The viscosity exhibited by shear-thinning fluids within the interstices of a porous medium differs depending on pore dimensions and injection velocity. Therefore, predicting the macroscopic value of viscosity required as input to Darcy’s law is challenging and needs accurate identification of the characteristic microscopic dimensions dominating global pressure losses. The most common approach consists of defining an apparent “in situ” shear rate which can be used in the bulk constitutive equation of the fluid to predict viscosity during flow through the porous medium. The dependence of this apparent shear rate on Darcy velocity has traditionally been assumed to be linear, which is appropriate in the case of Newtonian fluids and power-law fluids. However, yield stress and plateau viscosities that can potentially affect such dependence are not captured by power-law model, so the linear assumption may lead to inaccurate viscosity predictions. For this reason, a set of two-dimensional (2D) flow problems were considered and solved numerically to assess the effects of the shear rheology model, the pore size distribution and the microstructural complexity on the value of the apparent shear rate. In order to facilitate the analysis, the microscopic features of all the investigated porous media were well characterized through pore network modelling. The present results prove the inability of traditional approaches to predict the macroscopic viscous pressure losses generated during the creeping flow of widely used Herschel–Bulkley and Carreau fluids.

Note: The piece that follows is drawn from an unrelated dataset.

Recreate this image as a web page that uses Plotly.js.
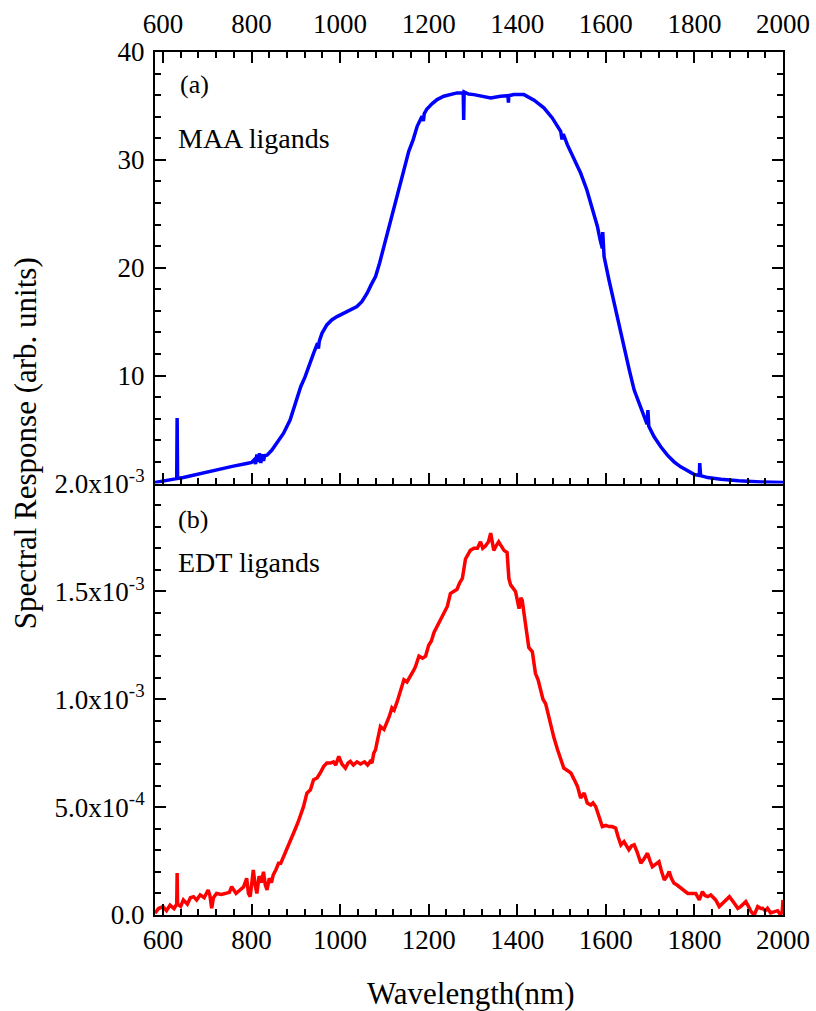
<!DOCTYPE html>
<html>
<head>
<meta charset="utf-8">
<script src="https://cdn.plot.ly/plotly-3.0.1.min.js"></script>
<style>
  html, body { margin: 0; padding: 0; background: #fff; }
  #chart { width: 816px; height: 1011px; }
</style>
</head>
<body>
<div id="chart"></div>
<script>
// (a) MAA-ligand device: wavelength (nm) and spectral response (arb. units)
const maaWavelength = [
  582, 600, 616, 631, 632, 633, 646, 684, 721, 759, 789, 800, 806, 809, 812, 815, 818, 821, 824, 827,
  830, 835, 846, 857, 872, 887, 902, 911, 921, 931, 940, 949, 951, 953, 959, 970, 981, 993, 1008, 1023,
  1038, 1049, 1061, 1070, 1080, 1089, 1098, 1107, 1117, 1127, 1136, 1146, 1155, 1165, 1174, 1185, 1188, 1190, 1196, 1208,
  1219, 1234, 1249, 1264, 1278, 1279, 1280, 1290, 1302, 1317, 1340, 1362, 1379, 1380, 1381, 1392, 1415, 1438, 1460, 1479,
  1498, 1501, 1504, 1513, 1528, 1543, 1557, 1570, 1581, 1587, 1592, 1593, 1594, 1596, 1607, 1619, 1630, 1641, 1653, 1664,
  1679, 1693, 1695, 1697, 1709, 1724, 1739, 1754, 1769, 1785, 1800, 1811, 1812, 1814, 1830, 1860, 1900, 1950, 2000
];
const maaResponse = [
  0.1, 0.25, 0.37, 0.45, 6.06, 0.47, 0.56, 0.93, 1.3, 1.61, 1.86, 1.95, 2.2, 1.8, 2.7, 2.0, 2.8, 1.9, 2.7, 2.1,
  2.6, 2.63, 3.1, 3.71, 4.64, 5.88, 7.7, 8.97, 9.9, 11.14, 12.07, 13.0, 12.5, 13.2, 13.92, 14.7, 15.16, 15.47, 15.78, 16.03,
  16.4, 16.86, 17.64, 18.41, 19.19, 20.42, 21.82, 23.36, 25.07, 26.46, 27.85, 29.4, 30.79, 31.88, 33.11, 34.04, 33.6, 34.3, 34.72, 35.22,
  35.59, 35.9, 36.05, 36.21, 36.2, 33.7, 36.3, 36.1, 36.05, 35.9, 35.74, 35.9, 35.95, 35.3, 35.95, 36.05, 36.05, 35.53, 34.82, 33.89,
  32.65, 31.9, 32.4, 31.41, 30.17, 28.78, 27.23, 25.38, 23.83, 22.6, 21.8, 23.3, 21.5, 21.04, 18.88, 16.71, 14.54, 12.38, 10.52, 8.66,
  6.96, 5.5, 6.8, 5.3, 4.33, 3.4, 2.63, 2.01, 1.54, 1.17, 0.83, 0.75, 1.9, 0.72, 0.55, 0.4, 0.25, 0.15, 0.1
];

// (b) EDT-ligand device: wavelength (nm) and spectral response (arb. units)
const edtWavelength = [
  582, 590, 600, 608, 616, 625, 631, 632, 633, 640, 646, 655, 662, 669, 676, 684, 693, 702, 706, 710,
  714, 721, 732, 744, 750, 755, 765, 774, 782, 789, 793, 797, 800, 804, 808, 812, 817, 822, 827, 831,
  835, 840, 845, 849, 855, 861, 866, 872, 880, 887, 893, 899, 905, 910, 917, 925, 933, 940, 948, 955,
  963, 970, 978, 985, 990, 997, 1004, 1012, 1018, 1023, 1030, 1038, 1046, 1055, 1062, 1068, 1072, 1076, 1080, 1083,
  1091, 1099, 1106, 1111, 1117, 1122, 1129, 1136, 1144, 1151, 1159, 1165, 1170, 1178, 1186, 1193, 1200, 1206, 1212, 1220,
  1227, 1235, 1242, 1249, 1256, 1264, 1270, 1276, 1283, 1288, 1294, 1302, 1310, 1317, 1322, 1328, 1335, 1340, 1344, 1347,
  1352, 1358, 1364, 1370, 1377, 1381, 1385, 1392, 1396, 1404, 1408, 1411, 1415, 1419, 1426, 1434, 1441, 1447, 1453, 1458,
  1464, 1470, 1475, 1483, 1491, 1498, 1505, 1513, 1521, 1528, 1536, 1543, 1551, 1558, 1566, 1571, 1577, 1584, 1592, 1600,
  1607, 1614, 1622, 1628, 1634, 1641, 1646, 1652, 1658, 1664, 1671, 1679, 1686, 1694, 1700, 1705, 1712, 1720, 1726, 1732,
  1738, 1743, 1748, 1754, 1760, 1769, 1777, 1785, 1795, 1803, 1811, 1818, 1824, 1830, 1837, 1843, 1848, 1856, 1862, 1870,
  1879, 1888, 1898, 1905, 1916, 1922, 1928, 1935, 1943, 1950, 1954, 1960, 1965, 1972, 1980, 1988, 1993, 1998, 2000
];
const edtResponse = [
  0.08e-4, 0.3e-4, 0.39e-4, 0.2e-4, 0.46e-4, 0.3e-4, 0.5e-4, 1.94e-4, 0.5e-4, 0.4e-4, 0.7e-4, 0.5e-4, 0.8e-4, 0.85e-4, 0.7e-4, 0.93e-4, 0.8e-4, 1.16e-4, 0.9e-4, 0.31e-4,
  0.8e-4, 1.0e-4, 0.95e-4, 1.0e-4, 1.05e-4, 1.31e-4, 1.0e-4, 1.16e-4, 1.3e-4, 1.7e-4, 1.0e-4, 0.85e-4, 1.3e-4, 2.09e-4, 1.4e-4, 1.0e-4, 1.8e-4, 1.5e-4, 2.0e-4, 1.4e-4,
  1.16e-4, 1.7e-4, 1.5e-4, 1.86e-4, 2.1e-4, 2.4e-4, 2.4e-4, 2.71e-4, 3.1e-4, 3.48e-4, 3.7e-4, 4.0e-4, 4.3e-4, 4.6e-4, 5.0e-4, 5.65e-4, 5.8e-4, 6.27e-4, 6.35e-4, 6.58e-4,
  6.89e-4, 7.04e-4, 7.04e-4, 7.1e-4, 6.95e-4, 7.35e-4, 7.0e-4, 6.81e-4, 7.05e-4, 7.12e-4, 6.95e-4, 7.1e-4, 7.0e-4, 7.1e-4, 6.95e-4, 7.12e-4, 7.05e-4, 7.5e-4, 7.66e-4, 7.97e-4,
  8.74e-4, 8.6e-4, 8.9e-4, 9.2e-4, 9.6e-4, 9.5e-4, 9.9e-4, 10.4e-4, 10.9e-4, 10.8e-4, 11.06e-4, 11.3e-4, 11.5e-4, 12.0e-4, 11.9e-4, 12.0e-4, 12.5e-4, 12.7e-4, 13.1e-4, 13.4e-4,
  13.7e-4, 14.0e-4, 14.3e-4, 14.9e-4, 15.0e-4, 15.1e-4, 15.4e-4, 15.6e-4, 16.5e-4, 16.7e-4, 16.9e-4, 17.0e-4, 17.0e-4, 17.3e-4, 17.0e-4, 17.1e-4, 17.3e-4, 17.7e-4, 17.2e-4, 16.9e-4,
  17.1e-4, 17.3e-4, 17.1e-4, 16.9e-4, 16.8e-4, 15.6e-4, 15.3e-4, 15.1e-4, 15.0e-4, 14.2e-4, 14.7e-4, 14.6e-4, 14.0e-4, 13.5e-4, 12.4e-4, 12.2e-4, 11.2e-4, 10.9e-4, 10.3e-4, 10.0e-4,
  9.8e-4, 9.3e-4, 8.74e-4, 8.2e-4, 7.66e-4, 7.2e-4, 6.81e-4, 6.7e-4, 6.58e-4, 6.3e-4, 5.96e-4, 5.42e-4, 5.65e-4, 5.19e-4, 5.1e-4, 5.2e-4, 5.03e-4, 4.6e-4, 4.1e-4, 4.15e-4,
  4.1e-4, 4.1e-4, 4.03e-4, 3.6e-4, 3.25e-4, 3.4e-4, 3.2e-4, 3.02e-4, 3.2e-4, 3.25e-4, 2.9e-4, 2.4e-4, 2.6e-4, 2.86e-4, 2.5e-4, 2.24e-4, 2.35e-4, 2.47e-4, 2.0e-4, 1.62e-4,
  1.8e-4, 2.01e-4, 1.7e-4, 1.47e-4, 1.4e-4, 1.24e-4, 1.1e-4, 1.0e-4, 1.0e-4, 1.0e-4, 0.7e-4, 1.08e-4, 0.9e-4, 0.85e-4, 0.93e-4, 0.8e-4, 0.7e-4, 0.39e-4, 0.5e-4, 0.7e-4,
  0.85e-4, 0.6e-4, 0.31e-4, 0.4e-4, 0.62e-4, 0.4e-4, 0.15e-4, 0.0, 0.39e-4, 0.3e-4, 0.31e-4, 0.2e-4, 0.31e-4, 0.1e-4, 0.15e-4, 0.2e-4, 0.05e-4, 0.1e-4, 0.7e-4
];

// Axis ticks and labels
const wavelengthTicks = [600, 800, 1000, 1200, 1400, 1600, 1800, 2000];
const maaTickVals = [0, 10, 20, 30, 40];
const maaTickText = ['', '10', '20', '30', '40'];
const edtTickVals = [0, 5e-4, 1e-3, 1.5e-3, 2e-3];
const edtTickText = ['0.0', '5.0x10<sup>-4</sup>', '1.0x10<sup>-3</sup>', '1.5x10<sup>-3</sup>', '2.0x10<sup>-3</sup>'];

const FONT = "'Liberation Serif', 'Times New Roman', 'DejaVu Serif', serif";

const traces = [
  { x: maaWavelength, y: maaResponse, xaxis: 'x2', yaxis: 'y', type: 'scatter', mode: 'lines',
    line: { color: '#0000ff', width: 3.5 }, hoverinfo: 'x+y' },
  { x: edtWavelength, y: edtResponse, xaxis: 'x', yaxis: 'y2', type: 'scatter', mode: 'lines',
    line: { color: '#ff0000', width: 3.5 }, hoverinfo: 'x+y' }
];

const axisCommon = {
  ticks: 'inside', ticklen: 11, tickwidth: 2, tickcolor: '#000',
  showline: true, linewidth: 2, linecolor: '#000',
  showgrid: false, zeroline: false,
  tickfont: { family: FONT, size: 27, color: '#000' }
};

const minorX = { tickmode: 'linear', tick0: 600, dtick: 40, ticks: 'inside', ticklen: 6, tickwidth: 2, tickcolor: '#000' };

const layout = {
  width: 816, height: 1011,
  margin: { l: 155, r: 33, t: 52, b: 96 },
  paper_bgcolor: '#fff', plot_bgcolor: '#fff',
  showlegend: false,
  font: { family: FONT, color: '#000' },
  xaxis: Object.assign({}, axisCommon, {
    anchor: 'y2', range: [582, 2000], tickvals: wavelengthTicks, minor: minorX
  }),
  xaxis2: Object.assign({}, axisCommon, {
    anchor: 'y', side: 'top', matches: 'x', range: [582, 2000], tickvals: wavelengthTicks, mirror: 'ticks',
    ticklabelstandoff: 6, minor: minorX
  }),
  yaxis: Object.assign({}, axisCommon, {
    anchor: 'x2', domain: [0.5, 1], range: [0, 40], tickvals: maaTickVals, ticktext: maaTickText, mirror: 'ticks',
    ticklabelstandoff: 3,
    minor: { tickmode: 'linear', tick0: 0, dtick: 2, ticks: 'inside', ticklen: 6, tickwidth: 2, tickcolor: '#000' }
  }),
  yaxis2: Object.assign({}, axisCommon, {
    anchor: 'x', domain: [0, 0.5], range: [0, 2e-3], tickvals: edtTickVals, ticktext: edtTickText, mirror: 'ticks',
    ticklabelstandoff: 3,
    minor: { tickmode: 'linear', tick0: 0, dtick: 1e-4, ticks: 'inside', ticklen: 6, tickwidth: 2, tickcolor: '#000' }
  }),
  annotations: [
    { text: '(a)', xref: 'paper', yref: 'paper', x: 0.036, y: 0.962, xanchor: 'left', yanchor: 'middle',
      showarrow: false, font: { family: FONT, size: 26 } },
    { text: 'MAA ligands', xref: 'paper', yref: 'paper', x: 0.033, y: 0.9, xanchor: 'left', yanchor: 'middle',
      showarrow: false, font: { family: FONT, size: 28 } },
    { text: '(b)', xref: 'paper', yref: 'paper', x: 0.033, y: 0.458, xanchor: 'left', yanchor: 'middle',
      showarrow: false, font: { family: FONT, size: 26 } },
    { text: 'EDT ligands', xref: 'paper', yref: 'paper', x: 0.033, y: 0.409, xanchor: 'left', yanchor: 'middle',
      showarrow: false, font: { family: FONT, size: 28 } },
    { text: 'Spectral Response (arb. units)', xref: 'paper', yref: 'paper', x: -0.205, y: 0.547,
      xanchor: 'center', yanchor: 'middle', textangle: -90, showarrow: false, font: { family: FONT, size: 31 } },
    { text: 'Wavelength(nm)', xref: 'paper', yref: 'paper', x: 0.503, y: -0.0904,
      xanchor: 'center', yanchor: 'middle', showarrow: false, font: { family: FONT, size: 31 } }
  ]
};

Plotly.newPlot('chart', traces, layout, { displayModeBar: false, staticPlot: true });
</script>
</body>
</html>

In particular, the existence of a yield stress or a plateau viscosity induces significant deviations from linearity in the relationship between apparent shear rate and Darcy velocity. The importance of these deviations is, in turn, shown to be highly affected by the dispersion of the pore size distribution and the degree of shear thinning. Moreover, the reasons for such observations are discussed using an analytical approach.